_Data_.

· · · · · · ·

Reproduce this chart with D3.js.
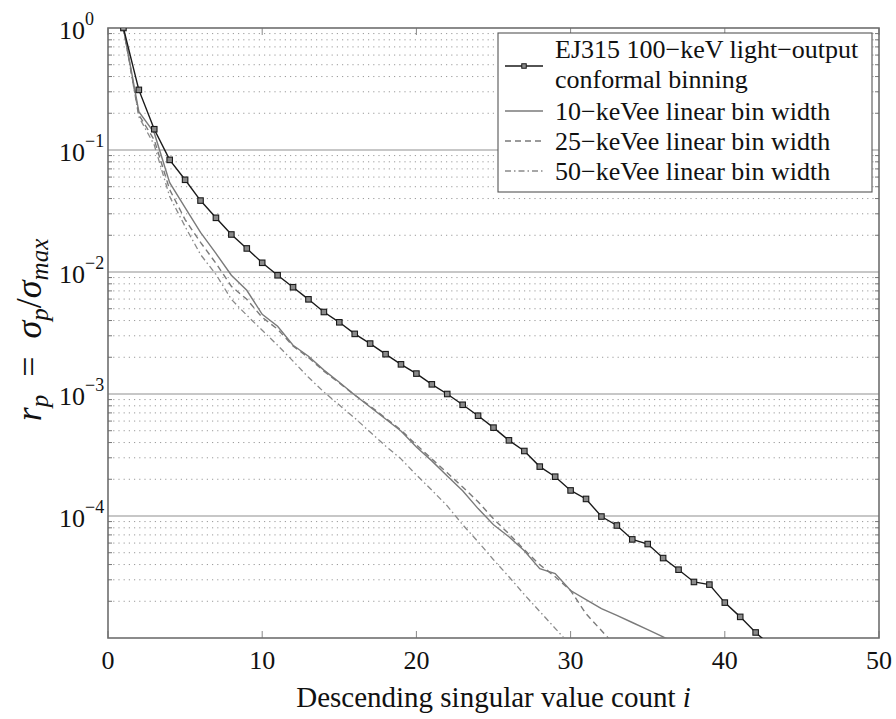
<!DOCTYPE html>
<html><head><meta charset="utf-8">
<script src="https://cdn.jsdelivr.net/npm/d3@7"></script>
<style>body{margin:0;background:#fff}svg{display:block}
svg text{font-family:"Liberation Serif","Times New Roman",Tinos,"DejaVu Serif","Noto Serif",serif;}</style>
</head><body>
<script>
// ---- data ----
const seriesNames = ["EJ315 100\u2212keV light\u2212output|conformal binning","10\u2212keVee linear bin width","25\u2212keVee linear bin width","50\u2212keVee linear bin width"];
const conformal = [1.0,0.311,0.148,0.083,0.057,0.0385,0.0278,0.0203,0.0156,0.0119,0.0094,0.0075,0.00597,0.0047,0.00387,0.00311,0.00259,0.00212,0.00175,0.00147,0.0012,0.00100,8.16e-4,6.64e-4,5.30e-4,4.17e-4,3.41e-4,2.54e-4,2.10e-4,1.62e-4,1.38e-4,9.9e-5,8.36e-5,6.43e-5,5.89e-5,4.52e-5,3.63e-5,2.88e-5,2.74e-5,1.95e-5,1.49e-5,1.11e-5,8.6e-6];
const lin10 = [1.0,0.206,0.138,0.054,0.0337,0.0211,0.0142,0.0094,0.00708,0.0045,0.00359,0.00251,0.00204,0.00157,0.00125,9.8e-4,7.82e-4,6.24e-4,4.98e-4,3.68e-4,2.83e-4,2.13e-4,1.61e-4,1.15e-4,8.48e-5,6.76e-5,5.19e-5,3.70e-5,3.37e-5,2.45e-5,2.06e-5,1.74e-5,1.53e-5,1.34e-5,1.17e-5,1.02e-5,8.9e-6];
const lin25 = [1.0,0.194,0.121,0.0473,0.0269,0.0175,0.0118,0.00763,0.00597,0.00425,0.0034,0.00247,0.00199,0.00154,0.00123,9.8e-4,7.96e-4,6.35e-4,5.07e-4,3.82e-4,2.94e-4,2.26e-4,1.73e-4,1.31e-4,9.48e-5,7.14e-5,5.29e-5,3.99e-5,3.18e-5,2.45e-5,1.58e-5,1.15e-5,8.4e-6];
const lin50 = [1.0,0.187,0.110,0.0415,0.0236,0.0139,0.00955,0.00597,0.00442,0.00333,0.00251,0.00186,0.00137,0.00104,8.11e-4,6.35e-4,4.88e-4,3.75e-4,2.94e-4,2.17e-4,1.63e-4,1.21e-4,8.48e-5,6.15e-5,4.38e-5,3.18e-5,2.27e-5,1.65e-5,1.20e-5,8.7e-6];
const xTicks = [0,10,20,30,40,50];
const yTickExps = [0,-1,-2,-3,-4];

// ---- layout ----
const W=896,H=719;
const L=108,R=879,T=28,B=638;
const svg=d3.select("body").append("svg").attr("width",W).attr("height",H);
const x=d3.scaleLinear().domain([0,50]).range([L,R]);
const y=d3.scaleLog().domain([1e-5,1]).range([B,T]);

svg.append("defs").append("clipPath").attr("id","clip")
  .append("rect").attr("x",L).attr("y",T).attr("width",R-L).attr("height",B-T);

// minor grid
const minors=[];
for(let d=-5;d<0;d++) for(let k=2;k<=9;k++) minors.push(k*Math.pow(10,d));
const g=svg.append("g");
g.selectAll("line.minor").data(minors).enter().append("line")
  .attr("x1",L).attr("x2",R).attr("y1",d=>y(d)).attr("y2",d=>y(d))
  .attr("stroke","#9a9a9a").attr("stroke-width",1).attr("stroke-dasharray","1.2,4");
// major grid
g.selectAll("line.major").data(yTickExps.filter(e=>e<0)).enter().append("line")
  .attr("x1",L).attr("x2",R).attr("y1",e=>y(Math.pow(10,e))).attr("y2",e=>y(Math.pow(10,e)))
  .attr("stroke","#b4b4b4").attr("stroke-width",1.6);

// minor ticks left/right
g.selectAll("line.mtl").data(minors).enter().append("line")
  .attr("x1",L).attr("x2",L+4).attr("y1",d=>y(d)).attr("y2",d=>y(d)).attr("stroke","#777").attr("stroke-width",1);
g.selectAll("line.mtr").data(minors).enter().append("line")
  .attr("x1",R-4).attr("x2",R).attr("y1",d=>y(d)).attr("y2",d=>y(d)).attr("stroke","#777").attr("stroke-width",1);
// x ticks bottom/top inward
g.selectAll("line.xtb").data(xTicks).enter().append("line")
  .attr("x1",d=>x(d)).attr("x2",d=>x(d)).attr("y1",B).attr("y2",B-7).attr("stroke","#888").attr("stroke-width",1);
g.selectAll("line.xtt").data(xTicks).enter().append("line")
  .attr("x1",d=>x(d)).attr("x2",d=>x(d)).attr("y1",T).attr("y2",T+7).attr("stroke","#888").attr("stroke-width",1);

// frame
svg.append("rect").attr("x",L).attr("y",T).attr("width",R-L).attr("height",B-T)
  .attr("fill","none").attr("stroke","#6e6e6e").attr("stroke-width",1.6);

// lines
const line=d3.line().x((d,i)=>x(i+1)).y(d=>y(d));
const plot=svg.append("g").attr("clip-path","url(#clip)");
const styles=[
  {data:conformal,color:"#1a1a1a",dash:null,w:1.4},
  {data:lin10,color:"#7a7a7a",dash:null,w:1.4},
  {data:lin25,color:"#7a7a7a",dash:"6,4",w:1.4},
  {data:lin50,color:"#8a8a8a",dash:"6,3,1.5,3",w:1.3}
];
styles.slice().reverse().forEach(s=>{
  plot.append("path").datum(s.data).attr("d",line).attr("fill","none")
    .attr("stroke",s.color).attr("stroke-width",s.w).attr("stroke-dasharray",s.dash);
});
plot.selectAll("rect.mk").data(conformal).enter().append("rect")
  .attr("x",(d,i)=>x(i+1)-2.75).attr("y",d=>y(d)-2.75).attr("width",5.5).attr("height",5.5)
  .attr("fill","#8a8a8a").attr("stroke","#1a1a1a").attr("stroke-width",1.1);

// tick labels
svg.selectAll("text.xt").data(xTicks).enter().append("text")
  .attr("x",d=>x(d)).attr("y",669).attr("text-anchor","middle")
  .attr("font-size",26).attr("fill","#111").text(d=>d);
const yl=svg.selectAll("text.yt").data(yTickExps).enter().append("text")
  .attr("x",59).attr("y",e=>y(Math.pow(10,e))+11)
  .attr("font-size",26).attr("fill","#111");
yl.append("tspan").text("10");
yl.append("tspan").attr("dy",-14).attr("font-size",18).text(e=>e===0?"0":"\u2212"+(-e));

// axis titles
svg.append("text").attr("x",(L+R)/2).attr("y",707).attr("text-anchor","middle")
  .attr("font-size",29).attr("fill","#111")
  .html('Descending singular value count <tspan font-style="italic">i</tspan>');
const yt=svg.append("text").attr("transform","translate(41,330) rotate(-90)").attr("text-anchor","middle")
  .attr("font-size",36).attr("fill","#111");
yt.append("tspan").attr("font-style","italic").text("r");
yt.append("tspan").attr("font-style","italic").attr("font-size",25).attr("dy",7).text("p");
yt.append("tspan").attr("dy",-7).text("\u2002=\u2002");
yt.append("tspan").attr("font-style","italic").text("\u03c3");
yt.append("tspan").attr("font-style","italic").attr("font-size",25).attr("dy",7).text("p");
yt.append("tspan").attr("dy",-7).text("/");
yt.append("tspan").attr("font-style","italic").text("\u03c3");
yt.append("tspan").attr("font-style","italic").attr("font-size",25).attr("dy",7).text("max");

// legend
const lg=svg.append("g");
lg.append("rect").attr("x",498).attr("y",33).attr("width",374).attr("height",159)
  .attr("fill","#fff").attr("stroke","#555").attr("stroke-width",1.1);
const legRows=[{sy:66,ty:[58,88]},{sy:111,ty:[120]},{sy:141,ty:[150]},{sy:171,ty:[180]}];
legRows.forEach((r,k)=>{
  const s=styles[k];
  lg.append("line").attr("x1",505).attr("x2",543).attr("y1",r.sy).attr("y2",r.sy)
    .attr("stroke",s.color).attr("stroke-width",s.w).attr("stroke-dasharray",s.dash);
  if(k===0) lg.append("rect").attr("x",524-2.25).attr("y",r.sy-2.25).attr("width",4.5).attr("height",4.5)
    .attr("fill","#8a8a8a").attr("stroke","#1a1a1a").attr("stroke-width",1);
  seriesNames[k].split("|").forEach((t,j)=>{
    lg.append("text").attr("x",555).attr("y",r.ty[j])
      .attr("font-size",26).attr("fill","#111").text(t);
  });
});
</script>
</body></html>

· · · · · · ·

Reproduce the material above exactly, first line through the line that contains "const yTickExps = [0,-1,-2,-3,-4];", minus the pictures.

Reproduce this chart with D3.js.
<!DOCTYPE html>
<html><head><meta charset="utf-8">
<script src="https://cdn.jsdelivr.net/npm/d3@7"></script>
<style>body{margin:0;background:#fff}svg{display:block}
svg text{font-family:"Liberation Serif","Times New Roman",Tinos,"DejaVu Serif","Noto Serif",serif;}</style>
</head><body>
<script>
// ---- data ----
const seriesNames = ["EJ315 100\u2212keV light\u2212output|conformal binning","10\u2212keVee linear bin width","25\u2212keVee linear bin width","50\u2212keVee linear bin width"];
const conformal = [1.0,0.311,0.148,0.083,0.057,0.0385,0.0278,0.0203,0.0156,0.0119,0.0094,0.0075,0.00597,0.0047,0.00387,0.00311,0.00259,0.00212,0.00175,0.00147,0.0012,0.00100,8.16e-4,6.64e-4,5.30e-4,4.17e-4,3.41e-4,2.54e-4,2.10e-4,1.62e-4,1.38e-4,9.9e-5,8.36e-5,6.43e-5,5.89e-5,4.52e-5,3.63e-5,2.88e-5,2.74e-5,1.95e-5,1.49e-5,1.11e-5,8.6e-6];
const lin10 = [1.0,0.206,0.138,0.054,0.0337,0.0211,0.0142,0.0094,0.00708,0.0045,0.00359,0.00251,0.00204,0.00157,0.00125,9.8e-4,7.82e-4,6.24e-4,4.98e-4,3.68e-4,2.83e-4,2.13e-4,1.61e-4,1.15e-4,8.48e-5,6.76e-5,5.19e-5,3.70e-5,3.37e-5,2.45e-5,2.06e-5,1.74e-5,1.53e-5,1.34e-5,1.17e-5,1.02e-5,8.9e-6];
const lin25 = [1.0,0.194,0.121,0.0473,0.0269,0.0175,0.0118,0.00763,0.00597,0.00425,0.0034,0.00247,0.00199,0.00154,0.00123,9.8e-4,7.96e-4,6.35e-4,5.07e-4,3.82e-4,2.94e-4,2.26e-4,1.73e-4,1.31e-4,9.48e-5,7.14e-5,5.29e-5,3.99e-5,3.18e-5,2.45e-5,1.58e-5,1.15e-5,8.4e-6];
const lin50 = [1.0,0.187,0.110,0.0415,0.0236,0.0139,0.00955,0.00597,0.00442,0.00333,0.00251,0.00186,0.00137,0.00104,8.11e-4,6.35e-4,4.88e-4,3.75e-4,2.94e-4,2.17e-4,1.63e-4,1.21e-4,8.48e-5,6.15e-5,4.38e-5,3.18e-5,2.27e-5,1.65e-5,1.20e-5,8.7e-6];
const xTicks = [0,10,20,30,40,50];
const yTickExps = [0,-1,-2,-3,-4];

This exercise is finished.